When you are cold calling a prospect, the contact will have their guard up at a medium level when they answer the phone. Everything that you say will either increase or decrease their guardedness. If you can simply improve your ability to not trigger their guard so that it either stays level or decreases, you will greatly improve your ability to establish conversations when sales prospecting.

 

Why does this happen?

Let’s first make clear that we are talking about cold calling here, not calling prospects that you know or calling warm leads. As a result, these prospects do not know who you are.

The other factor involved here is that the prospects that you are cold calling are probably likely to get a lot of sales calls. And these calls are often a distraction and usually big time-wasters for prospects.

When you add all that up, if the prospect does not recognize you when they answer the phone, their guard will immediately go to a medium level as they begin to wonder if you are one of the many salespeople that they end up on the phone with and if you are going to try to take and waste their time.

 

You are a business person. Not a salesperson.

You may read that last section and think, “Well, I am a salesperson so what can I do to not look like one?” One thing to keep in mind is that we all work for a company. And our companies all purchase from other companies. Business is exchanged between companies and there are people that help facilitate these transactions and relationships.

With that being said, start to think of yourself as a business person, not a salesperson. A salesperson is one of the pesky callers that calls the prospect with an annoying, time-wasting pitch and a product that they usually do not need.

A business person works for a company that can help the prospect, doesn’t have an annoying, time-wasting pitch, and has a product that the prospect needs and that can help them.

 

How to sound like a business person.

Here are some quick tips that take you from sounding like a salesperson to sounding like a business person.

Confirm availability
When you go talk to a coworker, do you walk into their office, sit down, and start talking to them while they are sitting there working? Probably not, or at least you shouldn’t.

Another way to go is to stick your head in the door and ask if they have a moment or if you have caught them in the middle of anything. Once they confirm that they have a moment, you can proceed and enter the office and you have just bought yourself a few minutes.

You can do the same thing when you cold call by confirming that the prospect is available early in the call.

A salesperson doesn’t do this. A business person does. Small change, big impact.

Don’t mention products and services
A salesperson pushes products and services. And when they end up getting a prospect on the phone, they will typically talk most of the time about their company, the products they want to sell, the features they have to offer, etc.
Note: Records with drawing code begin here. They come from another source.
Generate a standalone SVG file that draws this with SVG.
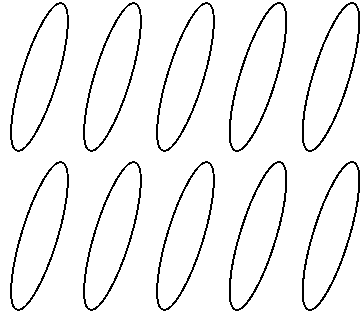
<svg xmlns="http://www.w3.org/2000/svg" width="362" height="320" viewBox="0 0 362 320">
<style>
.e{fill:none;stroke:#000;stroke-width:2;shape-rendering:crispEdges}
</style>
<defs><ellipse id="el" class="e" cx="0" cy="0" rx="18" ry="77" transform="rotate(17)"/></defs>
<rect width="362" height="320" fill="#fff"/>
<g id="r1">
<g id="e1" transform="translate(39.5,77)"><use href="#el"/></g>
<g id="e2" transform="translate(112.5,77)"><use href="#el"/></g>
<g id="e3" transform="translate(185.5,77)"><use href="#el"/></g>
<g id="e4" transform="translate(258,77)"><use href="#el"/></g>
<g id="e5" transform="translate(331,77)"><use href="#el"/></g>
</g>
<g id="r2">
<g id="e6" transform="translate(39.5,236)"><use href="#el"/></g>
<g id="e7" transform="translate(112.5,236)"><use href="#el"/></g>
<g id="e8" transform="translate(185.5,236)"><use href="#el"/></g>
<g id="e9" transform="translate(258,236)"><use href="#el"/></g>
<g id="e10" transform="translate(331,236)"><use href="#el"/></g>
</g>
</svg>
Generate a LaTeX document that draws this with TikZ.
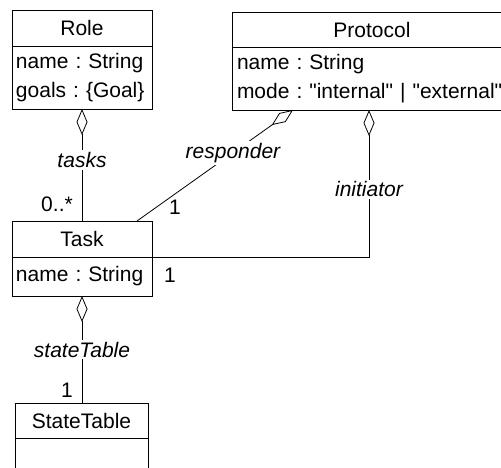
\documentclass[tikz,border=0pt]{standalone}
\usepackage{fontspec}
\setmainfont{Liberation Sans}
\newfontfamily\qfont{Liberation Sans}
\usetikzlibrary{arrows.meta}
\frenchspacing
\begin{document}
\begin{tikzpicture}[x=1pt,y=-1pt,
  font=\fontsize{21}{29}\selectfont\frenchspacing,
  every node/.style={inner sep=0pt, outer sep=0pt},
  comp/.style={draw, line width=0.8pt, rectangle, inner sep=0pt},
  lbl/.style={font=\fontsize{21}{25}\selectfont\itshape, fill=white, inner sep=2pt},
  mult/.style={font=\fontsize{21}{25}\selectfont},
  assoc/.style={line width=0.8pt},
  agg/.style={assoc, {Diamond[open,length=26pt,width=11pt]}-}
]
\useasboundingbox (0,0) rectangle (501,468);
\clip (0,0) rectangle (501,468);
% Role
\node[comp, minimum width=140pt, minimum height=36pt] (roleT) at (82,28) {Role};
\node[comp, minimum width=140pt, minimum height=63pt, anchor=north, text width=132pt, align=left] (roleA) at (roleT.south) {name : String\\goals : \{Goal\}};
% Protocol
\node[comp, minimum width=280pt, minimum height=35pt] (protT) at (372,29.5) {Protocol};
\node[comp, minimum width=280pt, minimum height=63pt, anchor=north, text width=270pt, align=left] (protA) at (protT.south) {name : String\\mode : {\qfont "internal" | "external"}};
% Task
\node[comp, minimum width=140pt, minimum height=36pt] (taskT) at (82,239) {Task};
\node[comp, minimum width=140pt, minimum height=39pt, anchor=north, text width=132pt, align=left] (taskA) at (taskT.south) {name : String};
% StateTable
\node[comp, minimum width=133pt, minimum height=35pt] (stT) at (81.5,420.5) {StateTable};
\node[comp, minimum width=133pt, minimum height=45pt, anchor=north] (stA) at (stT.south) {};
% connectors
\draw[agg] (roleA.south) -- node[lbl, pos=0.455] (ltasks) {tasks} (taskT.north);
\draw[agg] ([xshift=61pt]protA.south west) -- node[lbl, pos=0.385] (lresp) {responder} ([xshift=125pt]taskT.north west);
\draw[agg] ([xshift=137pt]protA.south west) |- node[lbl, pos=0.27] (linit) {initiator} (taskT.south east);
\draw[agg] (taskA.south) -- node[lbl, pos=0.5] (lst) {stateTable} (taskA.south |- stT.north);
% multiplicities
\node[mult] (m1) at (57,204) {0..*};
\node[mult] (m2) at (175,207) {1};
\node[mult] (m3) at (170,275) {1};
\node[mult] (m4) at (67,390) {1};
\end{tikzpicture}
\end{document}
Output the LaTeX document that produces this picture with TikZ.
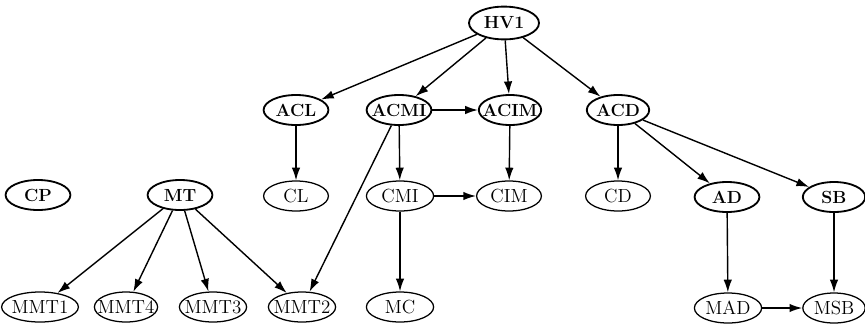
\documentclass[tikz,border=0pt]{standalone}
\usetikzlibrary{arrows.meta,shapes.geometric}

\begin{document}
\begin{tikzpicture}[>={Latex[length=9pt,width=6pt]}, x=0.025cm, y=-0.025cm,
  every node/.style={ellipse, draw, inner xsep=-12pt, inner ysep=0pt, minimum width=1.62cm, minimum height=0.75cm},
  strong/.style={font=\fontsize{12.5}{14}\selectfont\bfseries, line width=1.3pt},
  weak/.style={font=\fontsize{13.5}{15}\selectfont, line width=0.9pt},
  every path/.style={line width=1pt}]
  \useasboundingbox (0,0) rectangle (865,323);

  % --- fila superior ---
  \node[strong, minimum width=1.75cm, minimum height=0.82cm] (hv1) at (504,23) {HV1};

  % --- segunda fila ---
  \node[strong] (acl)  at (296,110) {ACL};
  \node[strong] (acmi) at (399,110) {ACMI};
  \node[strong, minimum width=1.56cm] (acim) at (510,110) {ACIM};
  \node[strong, minimum width=1.56cm] (acd)  at (618,110) {ACD};

  % --- tercera fila ---
  \node[strong] (cp)  at (38,195)  {CP};
  \node[strong] (mt)  at (180,195) {MT};
  \node[weak]   (cl)  at (296,196) {CL};
  \node[weak, minimum width=1.68cm] (cmi) at (400,196) {CMI};
  \node[weak]   (cim) at (509,196) {CIM};
  \node[weak]   (cd)  at (618,196) {CD};
  \node[strong] (ad)  at (727,197) {AD};
  \node[strong, minimum width=1.56cm] (sb)  at (834,197) {SB};

  % --- fila inferior ---
  \node[weak, minimum width=1.92cm] (mmt1) at (40,307)  {MMT1};
  \node[weak, minimum width=1.58cm] (mmt4) at (126,307) {MMT4};
  \node[weak, minimum width=1.68cm] (mmt3) at (213,307) {MMT3};
  \node[weak, minimum width=1.68cm] (mmt2) at (302,307) {MMT2};
  \node[weak, minimum width=1.68cm] (mc)   at (400,307) {MC};
  \node[weak, minimum width=1.68cm] (mad)  at (728,308) {MAD};
  \node[weak, minimum width=1.56cm] (msb)  at (834,308) {MSB};

  % --- aristas ---
  \foreach \t in {acl,acmi,acim,acd}
    \draw[->] (hv1) -- (\t);
  \draw[->] (acmi) -- (acim);
  \draw[->] (acl) -- (cl);
  \draw[->] (acmi) -- (cmi);
  \draw[->] (acmi) -- (mmt2);
  \draw[->] (acim) -- (cim);
  \draw[->] (cmi) -- (cim);
  \draw[->] (cmi) -- (mc);
  \foreach \t in {cd,ad,sb}
    \draw[->] (acd) -- (\t);
  \draw[->] (ad) -- (mad);
  \draw[->] (sb) -- (msb);
  \draw[->] (mad) -- (msb);
  \foreach \t in {mmt1,mmt4,mmt3,mmt2}
    \draw[->] (mt) -- (\t);
\end{tikzpicture}
\end{document}
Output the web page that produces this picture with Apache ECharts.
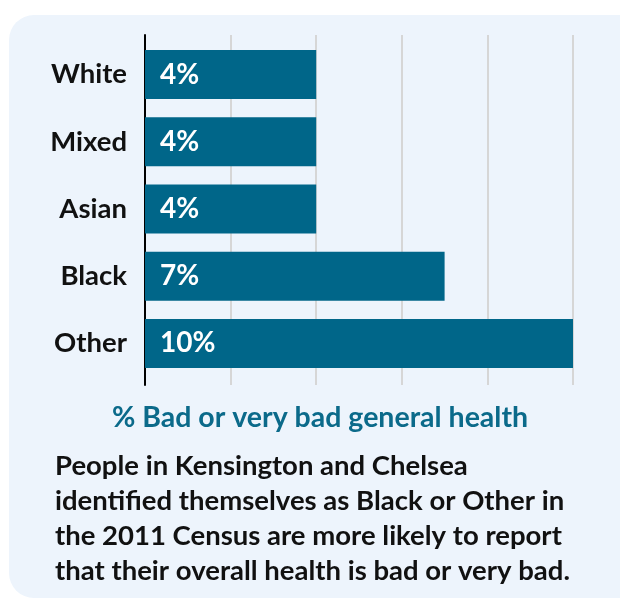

It is important to be aware that this is what a salesperson sounds like. If you know this, you will be able to figure out how to not sound if you are trying to not sound like a salesperson.

One thing that you can do is simply minimize how much you talk about your company, products, features, and services.

Focus on the value offered
Instead of talking about your products, you can talk about the value that your products offer. This is OK because the value you offer is the improvements that you can make on the prospect’s side.

For example, talking about helping a VP of sales to decrease sales staff turnover at the very beginning of a cold call is different than talking about a sales script software that plugs into Salesforce.com.

This will not only trigger less guardedness, but it will also be more interesting and attention-grabbing for the prospect.

Focus more on the prospect
A salesperson typically talks mostly about their own stuff. They often will spend 80% of the conversation on them in an effort to try to build interest and sell. They may spend the remaining 20% on the prospect asking a few questions as they try to close.

A business person talks more about the prospect. To be more like this by spending 80% of an initial conversation on the prospect and 20% on you. This balance can change to become more focused on your later in the sales cycle.

Ask good questions
The easiest way to keep the conversation more on the prospect than on you is to ask good questions. These will not only make it less about you, but they will also create an opportunity for you to gather valuable information.

You may be thinking about what would be good questions to ask. You should ask to determine if it makes sense for you to spend your valuable time with this prospect. Pre-qualifying questions are designed to determine the potential fit between what you have to offer and what the prospect needs.

Don’t sell the product
Of course, an obvious way to not sound like a salesperson is to not try to sell the product. And in reality, a cold call is not the right time to try to sell your product anyways as there is not enough time and attention in order for you to effectively build interest.

Another way to go, and one that will make you sound more like a business person, is to focus on trying to simply sell the conversation. This could be an appointment, meeting, cup of coffee, continuing for a longer amount of time on the cold call, etc.

 

If the prospect does indeed answer your call with their guard at a medium level, there is nothing you can do about that. This is a result of all of the pesky sales calls that they have answered in the past.

But what you do have control over is what you do, and don’t do, after that call is answered. Try some of these cold calling tips and see if that helps you to sound less like a salesperson and establish more quality conversations.